Pour accompagner la transition énergétique, écologique et numérique, de quelle manière Hager aide-t-il ses clients à monter en compétences ?
S. K. – Historiquement, Hager accorde une grande importance à la formation de ses clients, ce qui est un élément différenciant fort vis-à-vis de nos concurrents. Hager croit en son devoir d’accompagner ses clients pour les garder à la pointe de ce qui se fait. Nous proposons 70 programmes de formation, que nous appelons des “blocs de compétences”. Nous organisons des formations dans nos 10 centres de compétences en régions ainsi qu’au Hager Forum sur notre site de production à Obernai, ou chez nos clients. L’objectif est d’aider nos clients à se former sur les offres à haut potentiel, en leur apportant les connaissances produits, mais aussi réglementaires, conjoncturelles et financières. Il s’agit de les accompagner en allant au-delà de la technique, ce qui est essentiel.

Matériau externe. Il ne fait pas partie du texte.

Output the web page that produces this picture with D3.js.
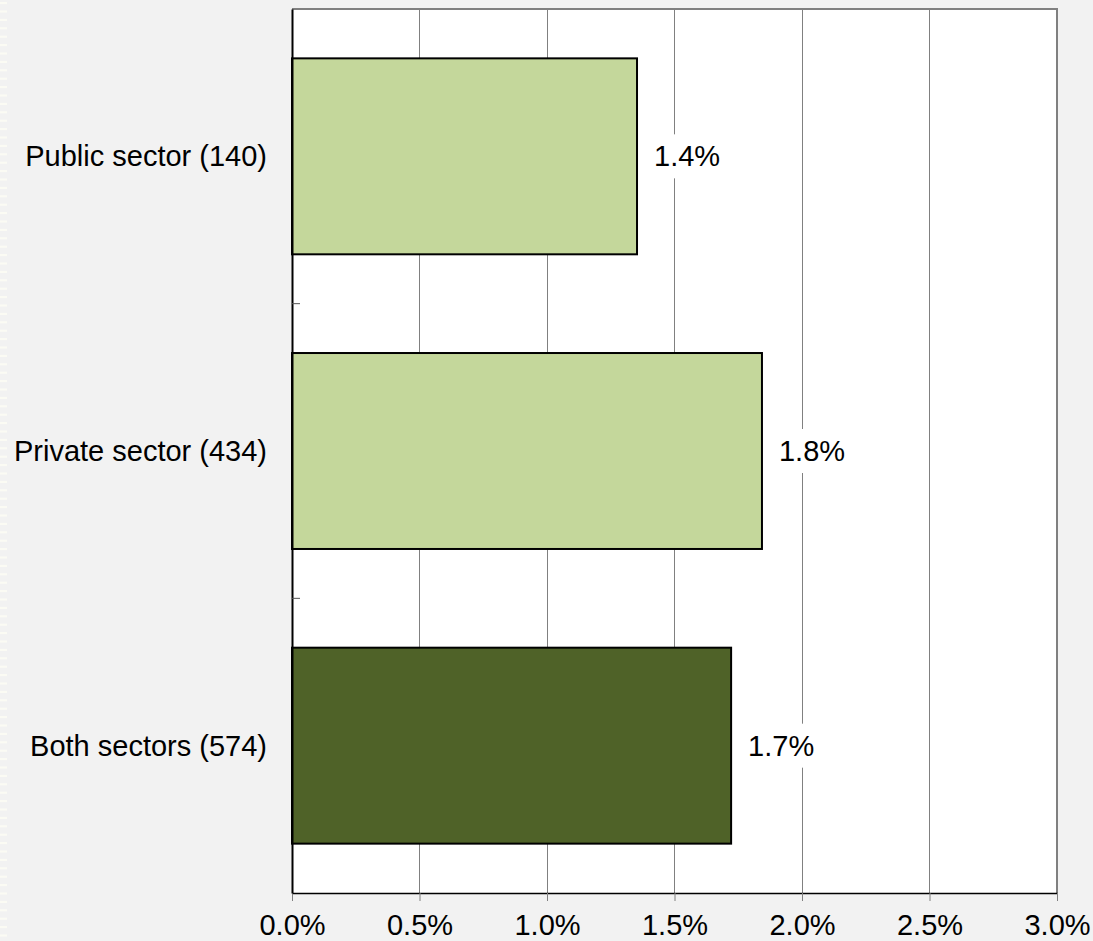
<!DOCTYPE html>
<html>
<head>
<meta charset="utf-8">
<script src="https://cdn.jsdelivr.net/npm/d3@7"></script>
<style>
  html, body { margin: 0; padding: 0; background: #f2f2f2; }
  svg { display: block; }
  text { font-family: "Liberation Sans", Arial, sans-serif; fill: #000; }
</style>
</head>
<body>
<svg id="chart" width="1093" height="941"></svg>
<script>
// Share of staff by sector
const categories = ["Public sector (140)", "Private sector (434)", "Both sectors (574)"];
const values = [0.01353, 0.01843, 0.01722];
const barColors = ["#c4d79b", "#c4d79b", "#4f6228"];
const xTicks = [0, 0.005, 0.01, 0.015, 0.02, 0.025, 0.03];

const W = 1093, H = 941;
const FS = 29;
const plot = { left: 292, right: 1057, top: 9, bottom: 893 };

const svg = d3.select("#chart");

svg.append("rect").attr("width", W).attr("height", H).attr("fill", "#f2f2f2");

// faint striped strip along the left edge
const stripe = svg.append("g");
d3.range(2, H, 8.4).forEach(y => {
  stripe.append("rect").attr("x", 0).attr("y", y).attr("width", 7).attr("height", 2.2)
    .attr("fill", "#fbfbf4");
});

const x = d3.scaleLinear().domain([0, 0.03]).range([plot.left, plot.right]);
const y = d3.scaleBand().domain(categories).range([plot.top, plot.bottom]).paddingInner(0.335).paddingOuter(0.1675);
const pct = d3.format(".1%");

// plot area
svg.append("rect")
  .attr("x", plot.left).attr("y", plot.top)
  .attr("width", plot.right - plot.left).attr("height", plot.bottom - plot.top)
  .attr("fill", "#fff");

// vertical gridlines
svg.append("g").selectAll("line").data(xTicks.slice(1, -1)).join("line")
  .attr("x1", d => x(d)).attr("x2", d => x(d))
  .attr("y1", plot.top).attr("y2", plot.bottom)
  .attr("stroke", "#808080").attr("stroke-width", 1)
  .attr("shape-rendering", "crispEdges");

// top and right frame
svg.append("path")
  .attr("d", `M${plot.left},${plot.top}H${plot.right}V${plot.bottom}`)
  .attr("fill", "none").attr("stroke", "#808080").attr("stroke-width", 2);

// bars
svg.append("g").selectAll("rect").data(values).join("rect")
  .attr("x", x(0))
  .attr("y", (d, i) => y(categories[i]))
  .attr("width", d => x(d) - x(0))
  .attr("height", y.bandwidth())
  .attr("fill", (d, i) => barColors[i])
  .attr("stroke", "#000").attr("stroke-width", 2);

// value labels on white boxes
const labels = svg.append("g");
values.forEach((v, i) => {
  const cx = x(v) + 17;
  const cy = y(categories[i]) + y.bandwidth() / 2;
  const t = labels.append("text")
    .attr("x", cx).attr("y", cy).attr("dy", "0.35em")
    .attr("font-size", FS).text(pct(v));
  const bb = t.node().getBBox();
  labels.insert("rect", "text")
    .attr("x", bb.x - 8).attr("y", cy - 22)
    .attr("width", bb.width + 16).attr("height", 44)
    .attr("fill", "#fff");
});

// x axis
const xAxis = svg.append("g").attr("transform", `translate(0,${plot.bottom})`)
  .call(d3.axisBottom(x).tickValues(xTicks).tickFormat(pct).tickSize(8).tickSizeOuter(0));
xAxis.select(".domain").attr("stroke", "#000").attr("stroke-width", 1.5);
xAxis.selectAll(".tick line").attr("stroke", "#808080");
xAxis.selectAll(".tick text").attr("font-size", FS).attr("font-family", "Liberation Sans, Arial, sans-serif")
  .attr("fill", "#000").attr("y", 21).attr("dy", "0.71em");

// y axis
const yAxis = svg.append("g").attr("transform", `translate(${plot.left},0)`)
  .call(d3.axisLeft(y).tickSize(0).tickPadding(25));
yAxis.select(".domain").attr("stroke", "#000").attr("stroke-width", 2);
yAxis.selectAll(".tick text").attr("font-size", FS).attr("font-family", "Liberation Sans, Arial, sans-serif")
  .attr("fill", "#000").attr("dy", "0.35em");

// category separators on the y axis
const seps = categories.slice(1).map(c => y(c) - y.step() * y.paddingInner() / 2);
svg.append("g").selectAll("line").data(seps).join("line")
  .attr("x1", plot.left).attr("x2", plot.left + 8)
  .attr("y1", d => d).attr("y2", d => d)
  .attr("stroke", "#555").attr("stroke-width", 1);
</script>
</body>
</html>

Quel est votre sentiment sur l’entreprise et sa dynamique depuis votre prise de fonction en janvier ?
S. K. – J’ai effectué un tour de France de nos 10 centres de formation en régions, afin de pouvoir échanger avec les formateurs ainsi qu’avec nos clients. J’ai été particulièrement touché par le professionnalisme, l’engagement et la détermination des équipes de Hager. Mon sentiment est très positif.

Quels ont été ou quels seront vos premiers chantiers dans les mois à venir ?
S. K. – Comme je vous l’expliquais, nous sommes actuellement en plein “Projet 2020”. En 2019, ma priorité est de poursuivre les lancements, comme c’est le cas pour la gamme d’appareillage mural Gallery. De manière générale, je m’inscris dans la stricte continuité de l’action de Sophie Breton. L’objectif est donc de déployer notre business plan et d’accompagner au mieux nos clients.

Comment imaginez-vous Hager et ses offres dans cinq à dix ans ?
S. K. – En France, Hager a su garder et cultiver sa proximité avec ses clients artisans, mais également avec la distribution. À long terme, l’objectif est donc de renforcer ces relations. Dans les 5 à 10 ans, l’objectif sera de nous développer sur de nouveaux marchés en concevant des solutions à fort potentiel de croissance. Comme je le disais tout à l’heure, nous nous penchons actuellement sur la mobilité électrique et l’efficacité énergétique avec le développement de systèmes de gestion de l’énergie intelligents. De plus, nous allons poursuivre notre développement sur le marché tertiaire en adaptant nos solutions. Enfin, l’objectif est de développer et renforcer l’accompagnement commercial, tout en conservant l’ADN de Hager, qui a fait son succès depuis bientôt 65 ans.